What had customarily served as a gathering useful for professional development instead became a staged confrontation that cast him as a bad actor, he recalled.

Is Pre-taliation a Thing?

West’s lawsuit – and the pending case in which he stood up for Baerga – demonstrate a pattern by which internal disciplinary charges effectively blocked his promotion through bureaucratic maneuvering – what might be called pre-taliation. 

Unlike the familiar civil rights prohibition against workplace “retaliation,” this new word, “pre-taliation,” describes acts of bias that lead up to and effectively freeze a promotional opportunity, by giving authorities an excuse to deny job advancement.

In its treatment of West – its highest-ranking Black officer – the HPD put forth its own classic example of the “weaponization of the internal affairs process,” former Hartford Police Union President John Szewczyk said in an interview. “I’ve never seen anything like what was done to him in the past two years,” he reflected.

Szewczyk, who retired in July 2020 as an HPD sergeant after an 18-year career, has been continuing his work on police reform in connection with his 2019 appointment to the Connecticut General Assembly’s Task Force on Police Accountability & Transparency. 

“In my opinion, the weaponization of Internal Affairs by the Hartford Police Department Command Staff against Lieutenant Paul West was absolutely reprehensible and grossly blatant,” Szewczyk said. “Accordingly, reforming internal affairs and giving the Attorney General’s Office the power to conduct patterns and practice investigations have been two topics that are currently being discussed by the Task Force.”

Szewczyk, who was Hartford Police Union President from 2017-2020, said in an interview that West is seen as unusually serious about his education and training – and 

seemed even to be feared by the HPD hierarchy. 

Indeed, he said, West stood out by developing a deep resume (adding to his Springfield College degree in Human Services by going to UConn and earning a master’s degree in Public Administration – and by doing the graduate certification work out-of-state).  

The West saga raises a number of questions at the heart of the nation’s reckoning regarding racial injustice:

How prevalent are race-biased and retaliatory actions against minority officers, such as those alleged by West?

For the record, how many Black candidates for Hartford police chief or captain positions have successfully run the gauntlet to gain an appointment to that rank?

Have the goals for recruitment and retention of minority officers who fairly represent the people living in the city (established by the Cintron v. Vaughan consent decree) been met?

What do the West and Baerga cases reveal about the department’s commitment to minority recruitment and retention, given that the sexual harassment complaint and alleged internal affairs retaliation for it emerged from that very Recruitment Division?

How could pattern and practice investigations by the State Attorney General prevent the weaponization of internal affairs processes against career advancement by Black officers?

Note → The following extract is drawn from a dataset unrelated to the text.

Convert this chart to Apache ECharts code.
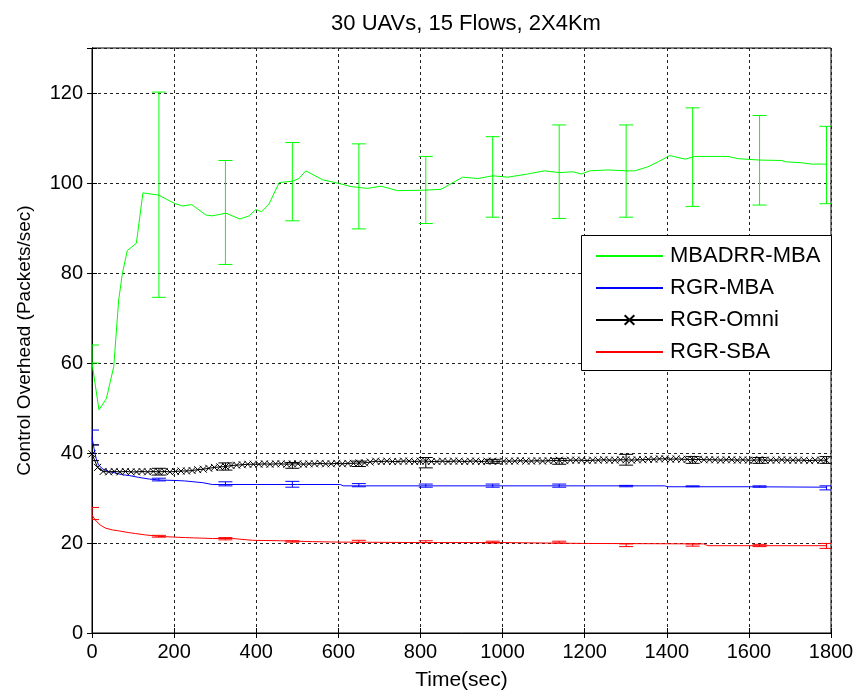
<!DOCTYPE html>
<html>
<head>
<meta charset="utf-8">
<script src="https://cdn.jsdelivr.net/npm/echarts@6/dist/echarts.min.js"></script>
<style>
  html, body { margin: 0; padding: 0; background: #fff; }
  #chart { width: 859px; height: 696px; }
</style>
</head>
<body>
<div id="chart"></div>
<script>
// ---- Series data (time in seconds, overhead in packets/sec) ----
const seriesNames = ['MBADRR-MBA', 'RGR-MBA', 'RGR-Omni', 'RGR-SBA'];

const mbadrrMba = [
  [0, 60], [17, 49.6], [35, 52.1], [53, 59.2], [65, 74], [74, 79.9], [86, 85],
  [108, 86.6], [124, 97.8], [163, 97.3], [200, 95.5], [220, 94.9], [243, 95.2],
  [277, 92.9], [293, 92.7], [326, 93.3], [360, 92], [383, 92.7], [399, 94.1],
  [413, 93.6], [431, 95.3], [456, 100.1], [488, 100.4], [504, 101], [521, 102.7],
  [562, 100.7], [602, 99.9], [631, 99.2], [671, 98.8], [704, 99.3], [744, 98.3],
  [809, 98.4], [850, 98.6], [903, 101.3], [940, 101], [976, 101.6], [1013, 101.3],
  [1061, 102], [1102, 102.7], [1139, 102.3], [1171, 102.5], [1192, 102], [1212, 102.7],
  [1257, 102.9], [1301, 102.7], [1322, 102.7], [1354, 103.6], [1379, 104.7],
  [1407, 106.1], [1445, 105.3], [1468, 105.9], [1549, 105.9], [1574, 105.4],
  [1626, 105.1], [1679, 105], [1691, 104.7], [1728, 104.5], [1753, 104.2], [1789, 104.2]
];

const rgrMba = [
  [0, 43.4], [5, 41], [10, 38.8], [16, 37.3], [27, 36.4], [40, 35.9], [55, 35.6],
  [72, 35.2], [90, 35], [113, 34.6], [140, 34.2], [165, 34.0], [200, 33.9],
  [225, 33.8], [270, 33.4], [293, 33.0], [400, 33.0], [500, 33.0], [605, 33.0],
  [612, 32.7], [800, 32.7], [1000, 32.7], [1200, 32.7], [1395, 32.7], [1402, 32.5],
  [1600, 32.5], [1790, 32.4]
];

// RGR-Omni is logged on a fixed sampling period
const omniSamplePeriod = 13.55;
const rgrOmniValues = [
  39.8, 36.8, 35.9, 35.8, 35.9, 35.8, 35.9, 35.8, 35.8, 35.9, 35.8, 35.9, 35.8, 35.9, 35.8, 35.9,
  36.0, 36.0, 36.1, 36.3, 36.4, 36.6, 36.8, 36.9, 37.0, 37.2, 37.3, 37.4, 37.5, 37.5, 37.5, 37.6,
  37.5, 37.6, 37.6, 37.5, 37.6, 37.6, 37.5, 37.6, 37.6, 37.7, 37.6, 37.6, 37.7, 37.6, 37.7, 37.7,
  37.8, 37.8, 38.0, 38.2, 38.1, 38.2, 38.1, 38.1, 38.2, 38.2, 38.1, 38.2, 38.2, 38.1, 38.1, 38.2,
  38.1, 38.2, 38.2, 38.1, 38.2, 38.2, 38.1, 38.2, 38.2, 38.1, 38.2, 38.2, 38.2, 38.3, 38.2, 38.2,
  38.3, 38.2, 38.3, 38.3, 38.4, 38.3, 38.4, 38.4, 38.4, 38.3, 38.4, 38.4, 38.5, 38.4, 38.4, 38.5,
  38.5, 38.4, 38.5, 38.5, 38.6, 38.6, 38.7, 38.7, 38.6, 38.7, 38.6, 38.6, 38.5, 38.6, 38.5, 38.5,
  38.5, 38.4, 38.5, 38.5, 38.4, 38.5, 38.4, 38.4, 38.5, 38.4, 38.4, 38.4, 38.5, 38.4, 38.4, 38.4,
  38.4, 38.3, 38.4, 38.4, 38.4
];

const rgrSba = [
  [0, 26.2], [8, 25.1], [20, 24], [33, 23.3], [50, 22.9], [65, 22.7], [90, 22.3],
  [106, 22.1], [130, 21.8], [160, 21.5], [179, 21.4], [228, 21.2], [293, 21.0],
  [342, 21.0], [391, 20.6], [460, 20.5], [537, 20.3], [602, 20.2], [800, 20.1],
  [1000, 20.1], [1200, 19.9], [1490, 19.8], [1500, 19.4], [1790, 19.4]
];

// ---- Error bars (confidence ranges) ----
const errTimes = [0, 163, 325, 488, 650, 813, 976, 1138, 1301, 1463, 1626, 1789];
const mbadrrLow  = [60, 74.6, 81.9, 91.6, 89.8, 91, 92.4, 92.1, 92.4, 94.8, 95.1, 95.4];
const mbadrrHigh = [64, 120.2, 105, 109, 108.7, 105.9, 110.3, 112.9, 112.9, 116.7, 115, 112.6];
const rgrMbaLow  = [41.8, 33.8, 32.7, 32.4, 32.5, 32.4, 32.4, 32.4, 32.5, 32.5, 32.4, 31.8];
const rgrMbaHigh = [45.1, 34.4, 33.6, 33.7, 33.2, 33.1, 33.1, 33.1, 32.8, 32.7, 32.7, 32.7];
const rgrOmniLow  = [38.3, 35.1, 36.2, 36.6, 37.0, 36.7, 37.7, 37.5, 37.3, 37.7, 37.7, 37.7];
const rgrOmniHigh = [41.8, 36.6, 37.8, 37.9, 38.2, 39.0, 38.6, 38.8, 39.7, 39.2, 39.0, 39.2];
const rgrSbaLow  = [25.2, 21.3, 20.7, 20.2, 20.1, 20.1, 20.0, 20.0, 19.2, 19.3, 19.2, 18.8];
const rgrSbaHigh = [27.9, 21.7, 21.2, 20.5, 20.6, 20.5, 20.4, 20.4, 19.8, 19.8, 19.7, 19.9];

// ---- Axis setup ----
const xTicks = [0, 200, 400, 600, 800, 1000, 1200, 1400, 1600, 1800];
const yTicks = [0, 20, 40, 60, 80, 100, 120];

const COLORS = { green: '#00ff00', blue: '#0000ff', black: '#000000', red: '#ff0000' };
const FONT = 'Liberation Sans, Arial, sans-serif';
const CROSS = 'path://M0,0 L10,10 M10,0 L0,10';

function errorBars(name, color, lows, highs) {
  return {
    type: 'custom',
    name: name,
    clip: true,
    z: 3,
    data: errTimes.map((t, i) => [t, lows[i], highs[i]]),
    encode: { x: 0, y: [1, 2] },
    renderItem: function (params, api) {
      const x = api.value(0);
      const lo = api.coord([x, api.value(1)]);
      const hi = api.coord([x, api.value(2)]);
      const hw = 7;
      const style = { stroke: color, lineWidth: 1, fill: null };
      return {
        type: 'group',
        children: [
          { type: 'line', shape: { x1: lo[0], y1: lo[1], x2: hi[0], y2: hi[1] }, style: style },
          { type: 'line', shape: { x1: lo[0] - hw, y1: lo[1], x2: lo[0] + hw, y2: lo[1] }, style: style },
          { type: 'line', shape: { x1: hi[0] - hw, y1: hi[1], x2: hi[0] + hw, y2: hi[1] }, style: style }
        ]
      };
    }
  };
}

const chart = echarts.init(document.getElementById('chart'), null, { renderer: 'canvas' });

const gridLine = { show: true, lineStyle: { color: '#222', type: [3, 3], width: 1 } };
const hiddenSymbol = { opacity: 0 };

chart.setOption({
  animation: false,
  backgroundColor: '#ffffff',
  title: {
    text: '30 UAVs, 15 Flows, 2X4Km',
    left: 461,
    textAlign: 'center',
    top: 8,
    textStyle: { fontFamily: FONT, fontSize: 22, fontWeight: 'normal', color: '#000' }
  },
  grid: { left: 92, right: 28, top: 48, bottom: 63, show: true, borderColor: '#000', borderWidth: 1 },
  xAxis: [{
    type: 'value', min: 0, max: 1800, interval: 200,
    name: 'Time(sec)', nameLocation: 'middle', nameGap: 37,
    nameTextStyle: { fontFamily: FONT, fontSize: 21, color: '#000' },
    axisLine: { show: true, lineStyle: { color: '#000' } },
    axisTick: { show: true, inside: true, length: 5, lineStyle: { color: '#000' } },
    axisLabel: { fontFamily: FONT, fontSize: 20, color: '#000', margin: 9,
      formatter: v => (xTicks.indexOf(v) >= 0 ? String(v) : '') },
    splitLine: gridLine
  }, {
    type: 'value', min: 0, max: 1800, interval: 200, position: 'top',
    axisLine: { show: true, lineStyle: { color: '#000' } },
    axisTick: { show: true, inside: true, length: 5, lineStyle: { color: '#000' } },
    axisLabel: { show: false }, splitLine: { show: false }
  }],
  yAxis: [{
    type: 'value', min: 0, max: 130, interval: 20,
    name: 'Control Overhead (Packets/sec)', nameLocation: 'middle', nameGap: 58,
    nameTextStyle: { fontFamily: FONT, fontSize: 19, color: '#000' },
    axisLine: { show: true, lineStyle: { color: '#000' } },
    axisTick: { show: true, inside: true, length: 5, lineStyle: { color: '#000' } },
    axisLabel: { fontFamily: FONT, fontSize: 20, color: '#000', margin: 9,
      formatter: v => (yTicks.indexOf(v) >= 0 ? String(v) : '') },
    splitLine: gridLine
  }, {
    type: 'value', min: 0, max: 130, interval: 20, position: 'right',
    axisLine: { show: true, lineStyle: { color: '#000' } },
    axisTick: { show: true, inside: true, length: 5, lineStyle: { color: '#000' } },
    axisLabel: { show: false }, splitLine: { show: false }
  }],
  legend: {
    data: [
      { name: seriesNames[0], itemStyle: hiddenSymbol },
      { name: seriesNames[1], itemStyle: hiddenSymbol },
      { name: seriesNames[2] },
      { name: seriesNames[3], itemStyle: hiddenSymbol }
    ],
    orient: 'vertical',
    left: 595, top: 245,
    itemWidth: 67, itemHeight: 12, itemGap: 10,
    padding: 0,
    z: 6,
    textStyle: { fontFamily: FONT, fontSize: 22, color: '#000', padding: [0, 0, 0, 2] },
    selectedMode: false
  },
  graphic: [{
    type: 'rect', left: 581, top: 235, z: 5,
    shape: { width: 250, height: 135 },
    style: { fill: '#fff', stroke: '#000', lineWidth: 1 }
  }],
  series: [
    {
      name: seriesNames[0], type: 'line', data: mbadrrMba, symbol: 'none', z: 2,
      lineStyle: { color: COLORS.green, width: 1 }, itemStyle: { color: COLORS.green }
    },
    {
      name: seriesNames[1], type: 'line', data: rgrMba, symbol: 'none', z: 2,
      lineStyle: { color: COLORS.blue, width: 1 }, itemStyle: { color: COLORS.blue }
    },
    {
      name: seriesNames[2], type: 'line',
      data: rgrOmniValues.map((v, i) => [i * omniSamplePeriod, v]),
      symbol: CROSS, symbolSize: 7, showAllSymbol: true, z: 2,
      lineStyle: { color: COLORS.black, width: 1 },
      itemStyle: { color: 'rgba(0,0,0,0)', borderColor: COLORS.black, borderWidth: 1 }
    },
    {
      name: seriesNames[3], type: 'line', data: rgrSba, symbol: 'none', z: 2,
      lineStyle: { color: COLORS.red, width: 1 }, itemStyle: { color: COLORS.red }
    },
    errorBars('MBADRR-MBA range', COLORS.green, mbadrrLow, mbadrrHigh),
    errorBars('RGR-MBA range', COLORS.blue, rgrMbaLow, rgrMbaHigh),
    errorBars('RGR-Omni range', COLORS.black, rgrOmniLow, rgrOmniHigh),
    errorBars('RGR-SBA range', COLORS.red, rgrSbaLow, rgrSbaHigh)
  ]
});
</script>
</body>
</html>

“As we try to provide and achieve equality, recognizing the need for education and training reform, we can’t extend external relief until we achieve internal relief,” West reflected in a recent interview.  “Looking at the weaponization of internal affairs, keeping people oppressed, how do you become reflective of the community when you are systematically destroying the advancement opportunities for protected classes?  These questions have to be answered.”